One of the concerns for parents adopting internationally is the health of a child coming from an underdeveloped country. Many diseases that are rarely found in the US are still prevalent in other parts of the world. Tuberculosis is one of the illnesses that is frequently seen in international adoptees. “At risk” children include those coming from institutional care. Upon arrival,1 in 5 children with high-risk backgrounds test positive on the Tuberculosis skin test.
Tuberculosis (TB) is an infection. It typically impacts the lungs but can affect other parts of the body. These symptoms often take time to appear. People who test positive for the infection but do not display any signs or symptoms are said to have latent Tuberculosis (LTB). It is important to note that these individuals are not contagious. However, it is crucial to treat LTB so that the person does not develop active Tuberculosis.
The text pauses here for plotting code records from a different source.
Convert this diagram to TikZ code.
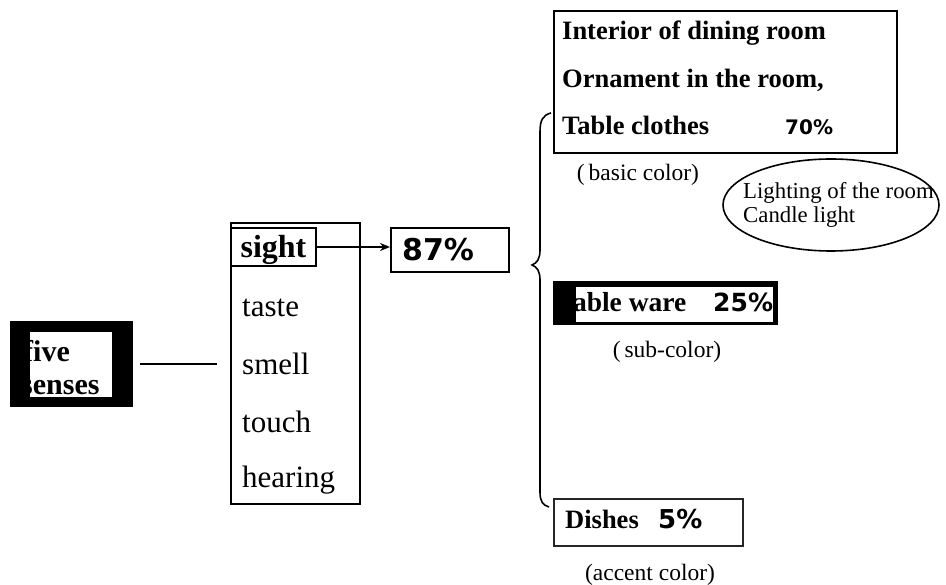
\documentclass[tikz,border=0pt]{standalone}
\usepackage{fontspec}
\setmainfont{Liberation Serif}
\newfontfamily\pctfont{DejaVu Sans}
\usetikzlibrary{arrows.meta,shapes.geometric}
\begin{document}
\begin{tikzpicture}[x=1pt,y=-1pt,
  box/.style={draw, line width=1.8pt, inner sep=0pt, anchor=north west},
  txt/.style={inner sep=0pt, anchor=base west},
  reg/.style={txt, font=\fontsize{31}{34}\selectfont},
  bld/.style={txt, font=\fontsize{26.5}{30}\selectfont\bfseries},
  pct/.style={txt, font=\pctfont\bfseries\fontsize{#1}{#1}\selectfont},
  note/.style={inner sep=0pt, anchor=base, font=\fontsize{23.5}{26}\selectfont},
]
\useasboundingbox (0,0) rectangle (946,585);

% five senses
\node[fill=black, minimum width=123pt, minimum height=86pt, inner sep=0pt, anchor=north west] (fs) at (10,321) {};
\fill[white] (30,332) rectangle (112,397);
\begin{scope}
  \clip (30,332) rectangle (112,397);
  \node[txt, font=\fontsize{30}{34}\selectfont\bfseries] (five) at (23,362) {five};
  \node[txt, font=\fontsize{30}{34}\selectfont\bfseries] (senses) at (21,395) {senses};
\end{scope}

% list of senses
\node[box, line width=2pt, minimum width=129pt, minimum height=281pt] (list) at (230,222) {};
\node[draw, line width=2pt, inner xsep=0pt, inner ysep=4.5pt, text height=25.5pt, text depth=3.5pt,
      minimum width=85pt, anchor=base, font=\fontsize{32}{36}\selectfont\bfseries] (sight) at (273.5,258) {sight};
\node[reg] (taste) at (242,317) {taste};
\node[reg] (smell) at (242,375) {smell};
\node[reg] (touch) at (242,432) {touch};
\node[reg] (hearing) at (242,487) {hearing};

\draw[line width=1.8pt, shorten <=7pt, shorten >=13pt] (fs.east |- smell.west) -- (list.west |- smell.west);

% 87%
\node[box, line width=2pt, minimum width=118pt, minimum height=44pt] (p87) at (390,227) {};
\node[pct=30] (t87) at (402,261) {87\%};
\draw[line width=1.8pt, -{Stealth[length=10pt,width=8pt]}] (sight.east) -- (sight.east -| p87.west);

% brace
\draw[line width=1.6pt] (551,113) .. controls (543,115) and (540,120) .. (540,132) -- (540,250)
  .. controls (540,259) and (537,263) .. (532,265) .. controls (537,267) and (540,271) .. (540,280)
  -- (540,492) .. controls (540,502) and (543,505) .. (549,507);

% top box
\node[box, minimum width=343pt, minimum height=142pt] (tb) at (553,10) {};
\node[bld] (l1) at (562,40) {Interior of dining room};
\node[bld] (l2) at (562,88) {Ornament in the room,};
\node[bld] (l3) at (562,135) {Table clothes};
\node[pct=20] (p70) at (785,135) {70\%};
\node[note] (basic) at (638,181) {(\,basic color)};

% ellipse
\node[ellipse, draw, line width=1.6pt, minimum width=216pt, minimum height=92pt, inner sep=0pt] (light) at (831,205) {};
\node[txt, font=\fontsize{22.8}{24}\selectfont] (l4) at (743,199) {Lighting of the room};
\node[txt, font=\fontsize{22.8}{24}\selectfont] (l5) at (743,223) {Candle light};

% table ware
\node[fill=black, minimum width=225pt, minimum height=44pt, inner sep=0pt, anchor=north west] (tw) at (553,281) {};
\fill[white] (576,287) rectangle (773,322);
\begin{scope}
  \clip (576,287) rectangle (773,322);
  \node[txt, font=\fontsize{27.5}{30}\selectfont\bfseries] (twt) at (557,312) {Table ware};
  \node[pct=25] (p25) at (713,312) {25\%};
\end{scope}
\node[note] (sub) at (667,358) {(\,sub-color)};

% dishes
\node[box, draw=black!85, minimum width=189pt, minimum height=47pt] (ds) at (553,498) {};
\node[bld] (dt) at (565,528) {Dishes};
\node[pct=26] (p5) at (658,528) {5\%};
\node[note] (accent) at (650,580) {(accent color)};
\end{tikzpicture}
\end{document}
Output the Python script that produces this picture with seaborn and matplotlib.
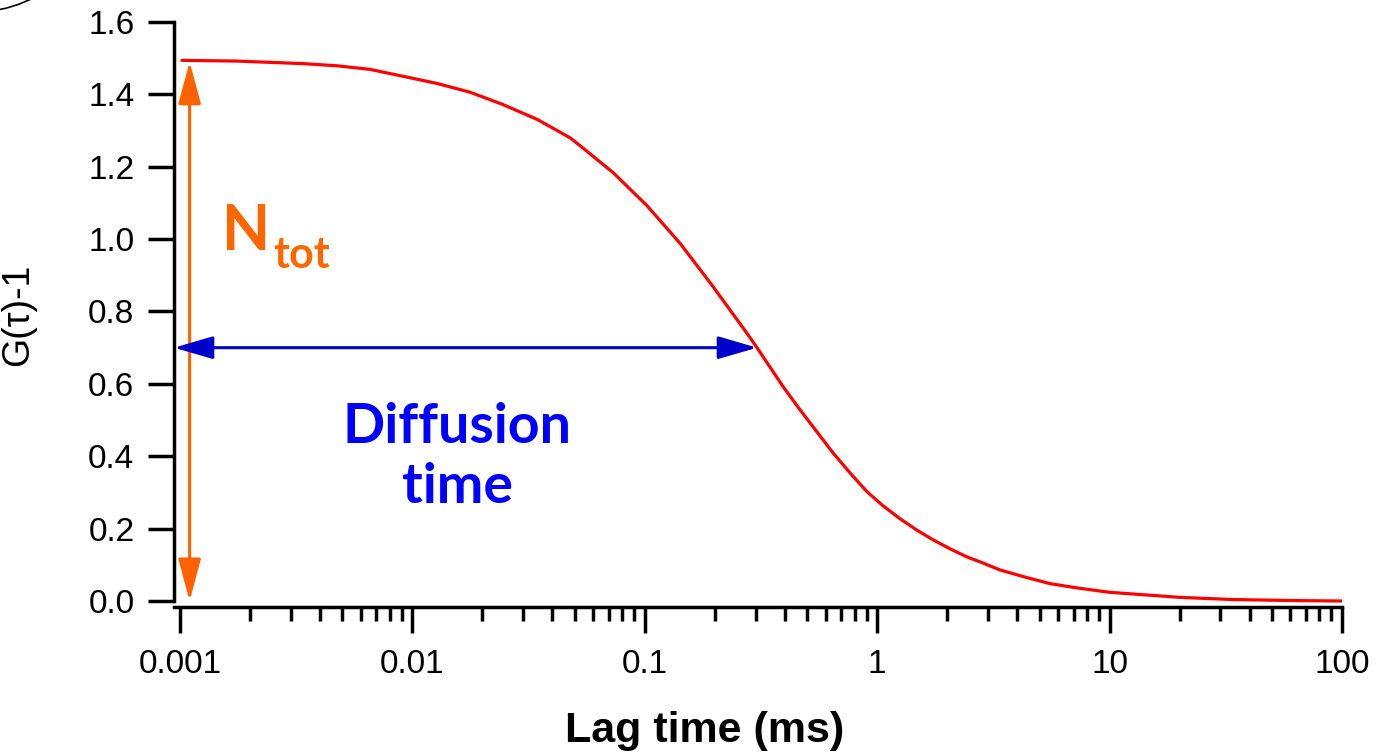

LTB is treated with a medication called isoniazid. Internationally adopted children who test positive will be given this medication. It is taken once per day for nine months. When taken as directed, this medication completely eradicates the disease.
Typically, internationally adopted children will be tested upon arrival and again in six months. This is because it can take several months after exposure before a child tests positive. If the child tests negative both times, they are in the clear and will need no further testing or intervention. If a child tests positive, they are treated and as long as they show no symptoms, will need no further treatment or testing.
It is helpful to speak with your pediatrician to understand all the health issues you may be facing as the parent of an international adoptee. While it may seem complicated, there are numerous resources available to assist adoptive parents. Regulations are in place to help ensure healthy children are adopted into loving homes.